Continued American affirmation of the Virgin Birth is also a rebuff to once confident 20th century liberal Protestant modernism. Its great cathedrals are now mostly empty or struggling; its seminaries diminished its cultural prestige now a historical memory. Telling parishioners that core doctrines of their faith are not actually true except as poetry was never a recipe for success. Clerics like Bishop Spong claimed they were “saving” Christianity for a new generation that supposedly could not believe the old doctrines. But it was Spong’s now aging generation, or at least a subset of it, that could not believe. The tenets they assailed, like the Virgin Birth, will long outlast them.

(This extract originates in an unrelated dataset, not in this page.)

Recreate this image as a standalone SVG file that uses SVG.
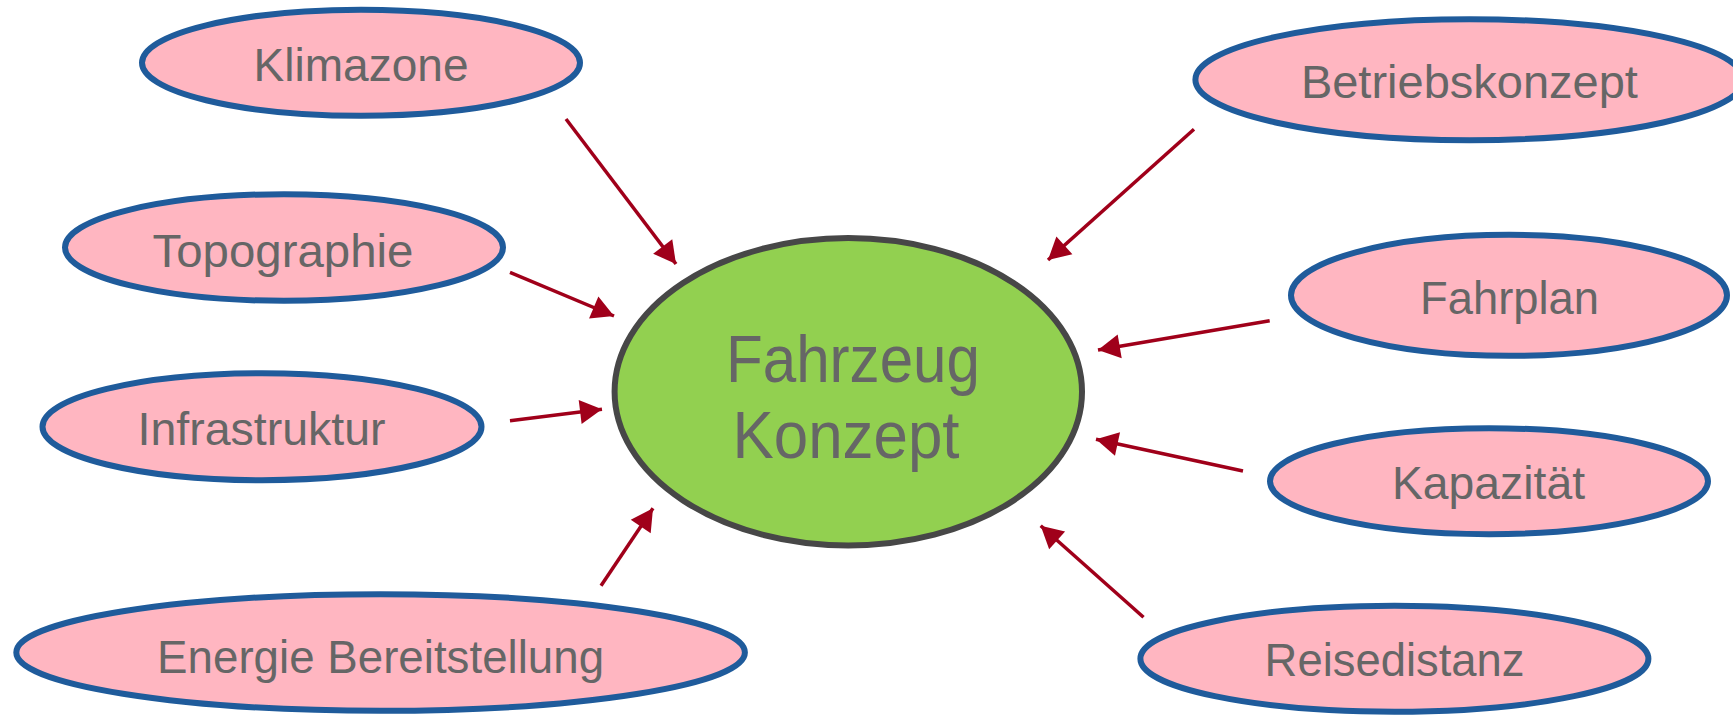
<svg xmlns="http://www.w3.org/2000/svg" width="1733" height="715" viewBox="0 0 1733 715">
<style>
.n ellipse{fill:#FFB6C1;stroke:#1F5B9B;stroke-width:6}
.n text{font-family:"Liberation Sans",Arial,sans-serif;font-size:47px;fill:#666;text-anchor:middle}
#center ellipse{fill:#92D050;stroke:#474747;stroke-width:6}
#center text{font-family:"Liberation Sans",Arial,sans-serif;font-size:66px;fill:#666;text-anchor:middle}
#edges line{stroke:#A0001A;stroke-width:3.5;fill:none}
</style>
<defs>
<marker id="ah" markerUnits="userSpaceOnUse" markerWidth="28" markerHeight="28" viewBox="-24 -14 28 28" refX="0" refY="0" orient="auto">
<path d="M-22,-12 L0,0 L-22,12 z" fill="#A0001A"/>
</marker>
</defs>
<rect width="1733" height="715" fill="#fff"/>
<g id="edges">
<line x1="566" y1="119" x2="676" y2="264" marker-end="url(#ah)"/>
<line x1="510" y1="272.3" x2="614" y2="316" marker-end="url(#ah)"/>
<line x1="510" y1="420.7" x2="602" y2="409.3" marker-end="url(#ah)"/>
<line x1="601" y1="585.7" x2="653" y2="508.3" marker-end="url(#ah)"/>
<line x1="1194" y1="129.3" x2="1048" y2="260" marker-end="url(#ah)"/>
<line x1="1269.7" y1="320.7" x2="1098" y2="350" marker-end="url(#ah)"/>
<line x1="1243" y1="471" x2="1096" y2="439.3" marker-end="url(#ah)"/>
<line x1="1143.5" y1="617.3" x2="1040.7" y2="525.7" marker-end="url(#ah)"/>
</g>
<g id="center">
<ellipse cx="848.3" cy="391.7" rx="233.7" ry="153.7"/>
<text x="853" y="382.3" textLength="254" lengthAdjust="spacingAndGlyphs">Fahrzeug</text>
<text x="846" y="458.3" textLength="227" lengthAdjust="spacingAndGlyphs">Konzept</text>
</g>
<g id="klimazone" class="n">
<ellipse cx="361" cy="62.8" rx="219" ry="53"/>
<text x="361" y="81" textLength="215" lengthAdjust="spacingAndGlyphs">Klimazone</text>
</g>
<g id="topographie" class="n">
<ellipse cx="284" cy="247.5" rx="219" ry="53.3"/>
<text x="283" y="266.7" textLength="261" lengthAdjust="spacingAndGlyphs">Topographie</text>
</g>
<g id="infrastruktur" class="n">
<ellipse cx="262" cy="426.7" rx="219.5" ry="53.5"/>
<text x="261.5" y="445" textLength="248" lengthAdjust="spacingAndGlyphs">Infrastruktur</text>
</g>
<g id="energie" class="n">
<ellipse cx="380.6" cy="652.5" rx="364.3" ry="58.3"/>
<text x="380.6" y="672.7" textLength="447" lengthAdjust="spacingAndGlyphs">Energie Bereitstellung</text>
</g>
<g id="betriebskonzept" class="n">
<ellipse cx="1469.4" cy="79.7" rx="274" ry="60.5"/>
<text x="1469.4" y="97.7" textLength="337" lengthAdjust="spacingAndGlyphs">Betriebskonzept</text>
</g>
<g id="fahrplan" class="n">
<ellipse cx="1509" cy="295.3" rx="218" ry="60.5"/>
<text x="1509.5" y="314" textLength="179" lengthAdjust="spacingAndGlyphs">Fahrplan</text>
</g>
<g id="kapazitaet" class="n">
<ellipse cx="1489" cy="481.2" rx="219" ry="53"/>
<text x="1488.5" y="499.3" textLength="193" lengthAdjust="spacingAndGlyphs">Kapazität</text>
</g>
<g id="reisedistanz" class="n">
<ellipse cx="1394.4" cy="658.7" rx="254" ry="53"/>
<text x="1394.6" y="676" textLength="260" lengthAdjust="spacingAndGlyphs">Reisedistanz</text>
</g>
</svg>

Kristoff wrote 10 years ago that persistent “faith in the Virgin Birth reflects the way American Christianity is becoming less intellectual and more mystical over time.” But distinguished and popular theologians like British Bishop Tom Wright now offer rich intellectual defense of the Virgin Birth (he prefers to call it the “virginal conception”), as did C.S. Lewis in the last century.
Embedded in Christianity’s creeds, liturgy and hymns, and central to its faith that God miraculously became human in the womb of a young Jewish virgin, the Virgin Birth is here to stay. It offers hope that God so loves humanity that He became a vulnerable human Himself. Such a story is so cosmically powerful and wonderfully persuasive that for billions of people, including most Americans, it can only be true.